I see this type of scenario quite often. The systems are designed well, but the APIs are undervalued, bringing performance, scaling, and latency problems. Many hide these issues by tossing resources at them, such as more server instances, which is easy to do in a public cloud. But resources are not free, and eventually, those APIs need to be fixed.
The basics of API design
Core to all these types of failures where the API doesn’t work as planned is a need for design that considers multiple aspects of a good API plan. Let’s go back to the basics. We’ve known this stuff for decades, but it hasn’t been the priority. Often, when I tell a client what I’m about to tell you, it comes across as new information. That’s scary when you’re talking to the API development team.
What are the basics of good API design? Let’s review the big ones:
Scalability is a huge one, meaning that we need to design the APIs to handle increasing requests without degraded performance. Here are a few tricks: Implement caching strategies and load balancers, and ensure that the underlying architecture can dynamically allocate resources as demand increases.

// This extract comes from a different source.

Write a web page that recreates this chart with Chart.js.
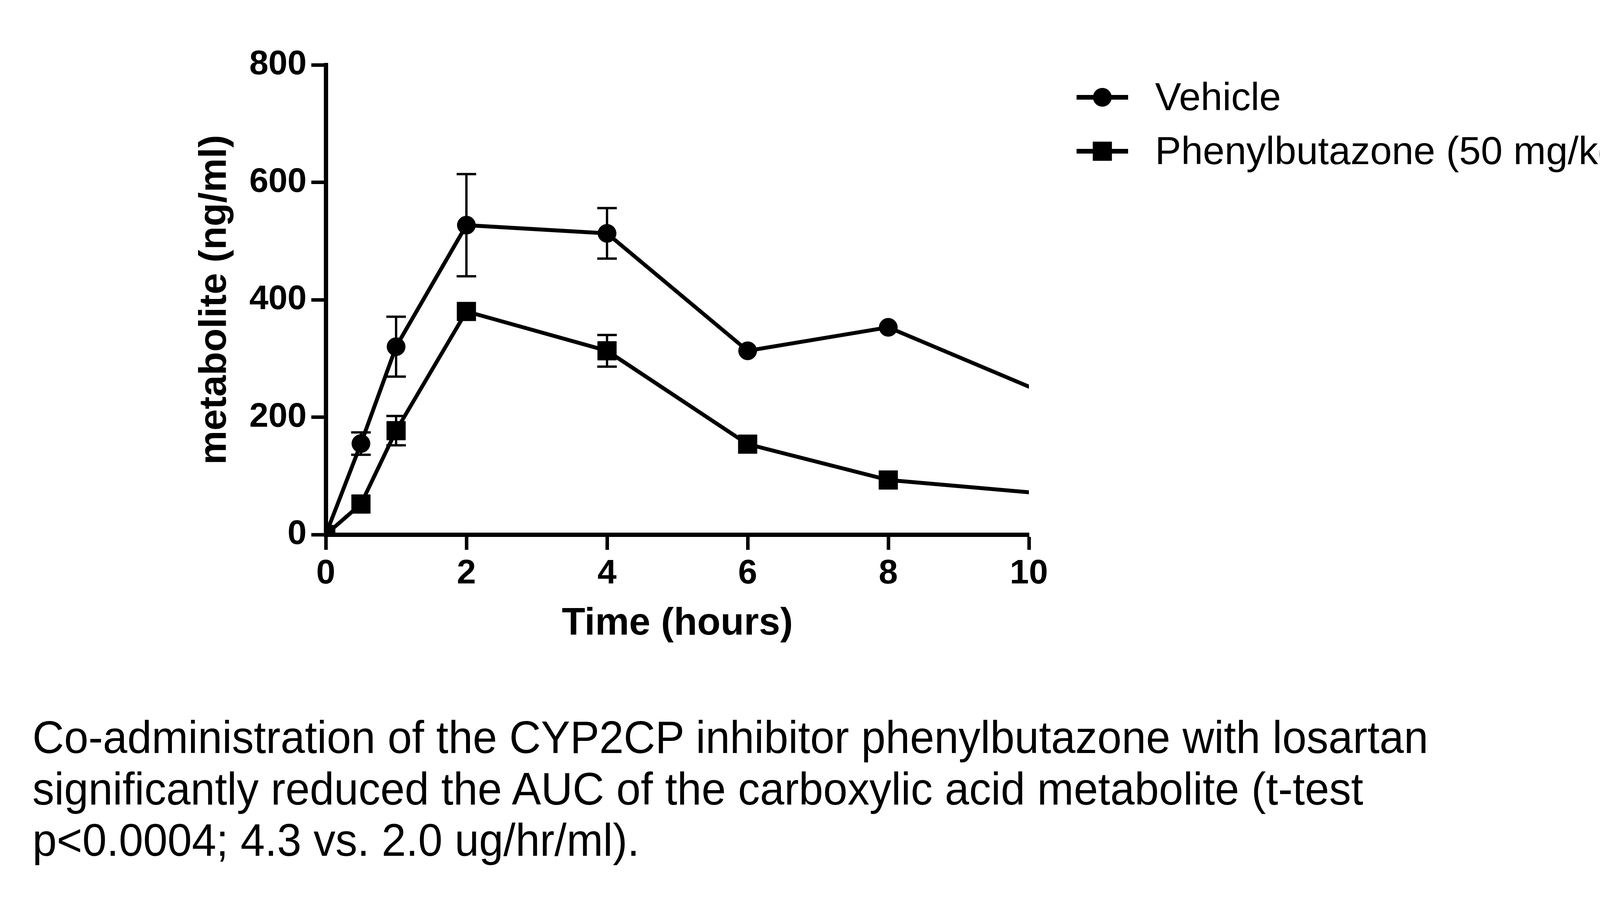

Modularity means building APIs as a set of modular services. Separation allows individual components to be developed, deployed, and scaled independently. This reduces complexity, improves maintainability, and increases the chances that the code can be reused.
Statelessness is in line with RESTful principles. APIs should not retain data between requests. This is sound design. Being stateless enhances scalability and reliability because servers within the cluster can handle any request independently.
Efficient data handling means optimizing the size of the data packets being transmitted back to the requester. API responses should exclude unnecessary data. This minimizes latency and bandwidth usage.
Monitoring and testing
Most of those who build and deploy APIs can’t tell me the point at which the API will be saturated, meaning it stops responding in a timely manner. They have little or no idea how the API behaves at different levels of stress. The only way to find this out is through monitoring, testing, and using metrics to see if the API is indeed optimized, based on the principles I covered above.
I recommend the following performance metrics:
- Constantly monitor API latency, the time it takes for a request to travel from the client to the server and for the response to return to the client.
- Measure throughput, the number of successful messages delivered over a given period. This allows you to understand the API’s capacity.
- Watch API error rates to proactively mitigate any reliability issues. Too many errors means something is wrong and needs to be located and corrected.
Judging from the many cloud systems I come across, it’s apparent that we’ve lost our way regarding API design, development, and operation. I suspect API design is often not taught in many cloud development trainings or is only covered in passing.
As we build cloud-based systems that are better optimized, meaning they use fewer resources but provide above-and-beyond performance, we need to get better at all components of an application or set of applications. The API is key these days and should be prioritized more during design. Too much to ask?